- Born: 1925 Tabriz, Iran
- Died: December 27, 1981 (aged 55–56) Tehran, Iran
- Cause of death: Execution by firing squad
- Occupations: Physician, poet, member of Baháʼí Faith National Spiritual Assembly
- Known for: Execution for leadership in the Baháʼí Faith
- Spouse: Parveen Sheikh al-Islami

= Sirous Rowshani =

Baháʼí executed by the Iranian government

Sirous Rowshani (سیروس روشنی) (born in 1925 – executed in 1981) was an Iranian physician and anesthesiologist. He was persecuted many times for his Baháʼí Faith before the 1979 Iranian Revolution. Although he was under scrutiny, he continued to work in a hospital. After the revolution, Sirous was threatened twice by the government of the Islamic Republic of Iran, part of the ongoing state-sanctioned persecution of Baháʼís, and in the winter of 1981 he was executed by firing squad, under the pretext of having committed espionage.

== Early life ==
Sirous Rowshani was born to a Baháʼí Faith family in 1925 in Tabriz. As a teenager, he stopped attending school and entered the market trade due to financial difficulties and family hardship. However, at age 17, he completed 3 years of study in one year, and then completed two more years of study and entered medical school.

After graduating in medicine, Sirous specialized in general anesthesia, and was employed at the Ministry of Health and Medical Education. In 1957, Sirous married Parveen Sheikh al-Islami and they had three children. Sirous was repeatedly threatened and harassed by those who disagreed with his religion. In 1974, he was transferred to Tehran by the Ministry of Health and was expelled many times from his job as an anesthesiologist. He was repeatedly re-employed because of his skills.

== After the revolution ==
Following the revolution, pressure continued to intensify on Sirous, often at the hands of the Islamic Revolutionary Guard Corps (IRGC), who bothered and threatened him. At his workplace, he was under surveillance and pursued by the militias. He and his family survived multiple assassination attempts, scenes and false accidents planned and executed by the IRGC.

=== Arrest ===
Sirous Rowshani, who had survived several assassination attempts by the fall of 1981, was detained on December 13, 1981, at the second session of the Baha'i Faith along with Kamran Samimi, Jinous Mahmoudi, Mahmoud Majnoob, Jalal Azizi, Mehdi Amin Amin, Ezzat Forouhi and Ghodrat Rouhani.

=== Execution ===
Sirous was executed by firing squad less two weeks after his arrest, on December 27, 1981, along with seven members of the second Baha'i congregation.

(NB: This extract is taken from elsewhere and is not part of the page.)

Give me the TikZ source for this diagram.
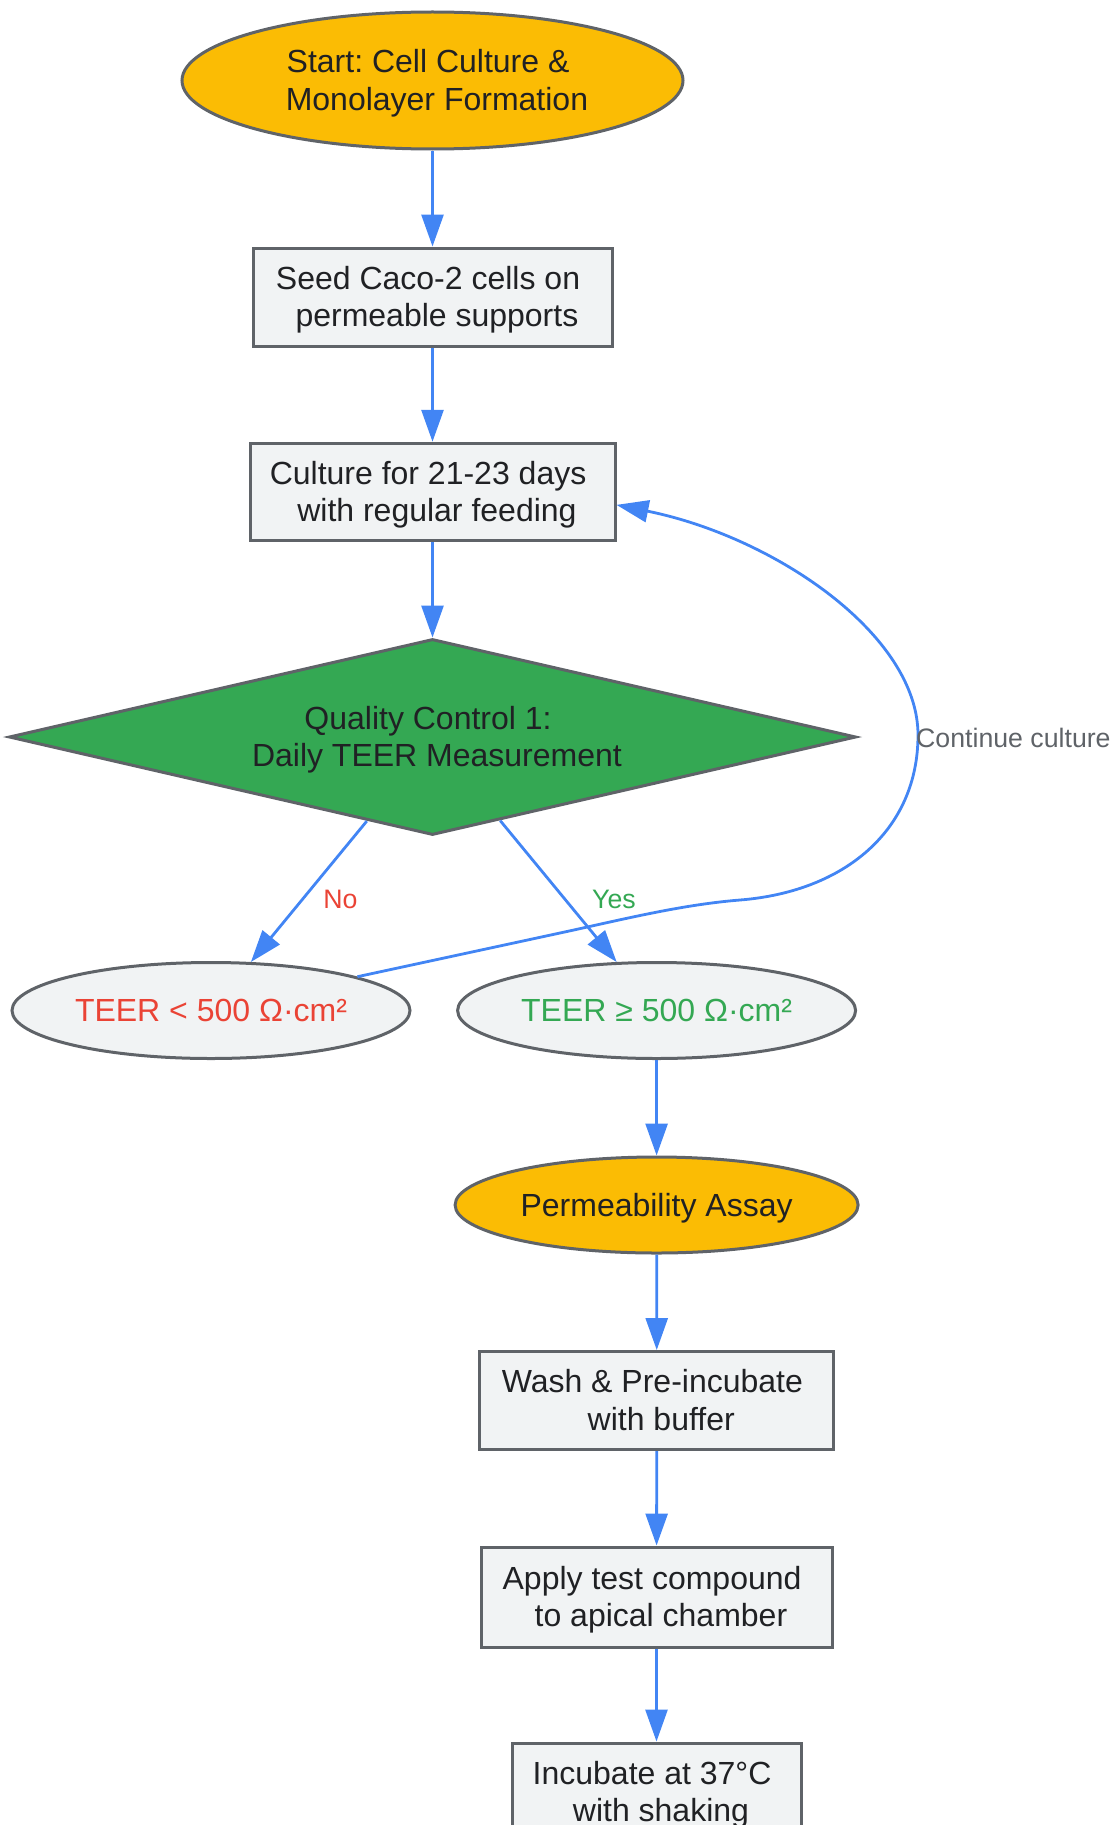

The head of the judicial system of Iran announced the execution of Sirous Rowshani and his friends for espionage. This led to their execution.

== Writing and music ==
In addition to his medical expertise, Sirous was well versed in artistic fields such as literature, poetry, and music. He was familiar with Persian traditional string music instruments such as setar and santur. While he played he read lyrics and sang songs.

In addition to a poetry book which Sirous had written, he produced several volumes of books such as Barge Sabz (Green Leaf), Hayate Baha'I (Life of Baha'is), Gorg Dar Lebas (Wolf in a dress) and Ayame Dar Beh Dari (Nomadic Days).